Men of Science and Invention, (American Heritage Publishing Company 1962) was done as part of a series of readable and educational books for young readers. Like the American Heritage Magazine, they were illustrated with contemporary art and photographs. If the book had a message for the kids it was that inventors become famous and often wealthy, while the scientists who provided the basic knowledge for the gadgets do not. (Example:  Samuel Morse was instructed in the physics of telegraphy by Joseph Henry.)

The History of the Atomic Bomb, freelanced for the same series, explained the physics of the bomb (thank God for Science I !), why it was dropped and highlighted the heroes who made it and the villains who stole the secrets.

As Editor in Chief of The American Heritage History of the Thirteen Colonies (1967), my major task was editing the narrative copy and splicing it to the vast quantity of artwork.However, when the author got shingles, the caption writer fell ill and the picture editor took a sabbatical, I ended up writing more than my share of blurbs, captions, introductory material, text blocks and the like- a busy ten months!

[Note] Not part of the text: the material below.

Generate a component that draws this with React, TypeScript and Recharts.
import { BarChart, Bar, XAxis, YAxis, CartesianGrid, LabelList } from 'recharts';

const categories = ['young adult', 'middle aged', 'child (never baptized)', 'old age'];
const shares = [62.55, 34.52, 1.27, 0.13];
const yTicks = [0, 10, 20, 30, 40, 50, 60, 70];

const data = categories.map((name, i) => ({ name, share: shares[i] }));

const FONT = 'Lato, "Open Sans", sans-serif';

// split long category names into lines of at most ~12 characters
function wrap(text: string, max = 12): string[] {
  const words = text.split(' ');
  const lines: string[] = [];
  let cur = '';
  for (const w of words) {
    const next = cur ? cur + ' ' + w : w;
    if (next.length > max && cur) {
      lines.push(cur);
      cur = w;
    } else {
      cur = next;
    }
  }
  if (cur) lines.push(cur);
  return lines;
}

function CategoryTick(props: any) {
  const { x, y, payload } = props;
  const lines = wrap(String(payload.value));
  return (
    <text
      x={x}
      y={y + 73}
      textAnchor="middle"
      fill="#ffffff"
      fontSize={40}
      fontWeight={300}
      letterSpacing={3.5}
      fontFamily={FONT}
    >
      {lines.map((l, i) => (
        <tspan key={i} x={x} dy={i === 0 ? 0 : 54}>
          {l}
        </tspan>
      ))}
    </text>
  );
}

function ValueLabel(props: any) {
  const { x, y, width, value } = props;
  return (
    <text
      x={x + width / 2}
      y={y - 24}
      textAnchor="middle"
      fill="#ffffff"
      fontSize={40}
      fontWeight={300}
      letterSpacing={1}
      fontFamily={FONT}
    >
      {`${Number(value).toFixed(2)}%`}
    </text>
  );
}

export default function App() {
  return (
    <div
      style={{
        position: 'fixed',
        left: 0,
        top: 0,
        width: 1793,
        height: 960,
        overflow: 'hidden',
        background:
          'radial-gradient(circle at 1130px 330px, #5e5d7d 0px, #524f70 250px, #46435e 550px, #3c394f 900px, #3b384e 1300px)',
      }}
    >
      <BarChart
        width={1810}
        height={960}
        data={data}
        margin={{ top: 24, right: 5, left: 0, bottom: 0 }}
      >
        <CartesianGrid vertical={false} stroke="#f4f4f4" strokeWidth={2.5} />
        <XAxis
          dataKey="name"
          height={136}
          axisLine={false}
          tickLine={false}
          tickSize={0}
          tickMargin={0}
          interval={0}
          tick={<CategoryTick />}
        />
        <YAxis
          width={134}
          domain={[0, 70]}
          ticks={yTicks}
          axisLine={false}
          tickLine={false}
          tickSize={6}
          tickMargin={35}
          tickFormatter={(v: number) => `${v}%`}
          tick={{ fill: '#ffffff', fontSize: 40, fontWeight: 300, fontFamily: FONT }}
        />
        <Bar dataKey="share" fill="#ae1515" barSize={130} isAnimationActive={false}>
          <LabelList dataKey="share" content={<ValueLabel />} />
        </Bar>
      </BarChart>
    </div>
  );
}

A Ship to Remember: The Maine and the Spanish American War (1992) My grandfather was a deck officer on the ill fated ship Maine, which blew up in the Havana Harbor in February 1898 during the Spanish American War. I had always been intrigued by “The Crime of the Century”. I didn’t solve it -nobody has- but one of my suspects, a fanatic believer in Cuba libre, may well have been involved. This book was well received and almost found a niche on TV. It, like the other three in the exhibit, are no longer in print.”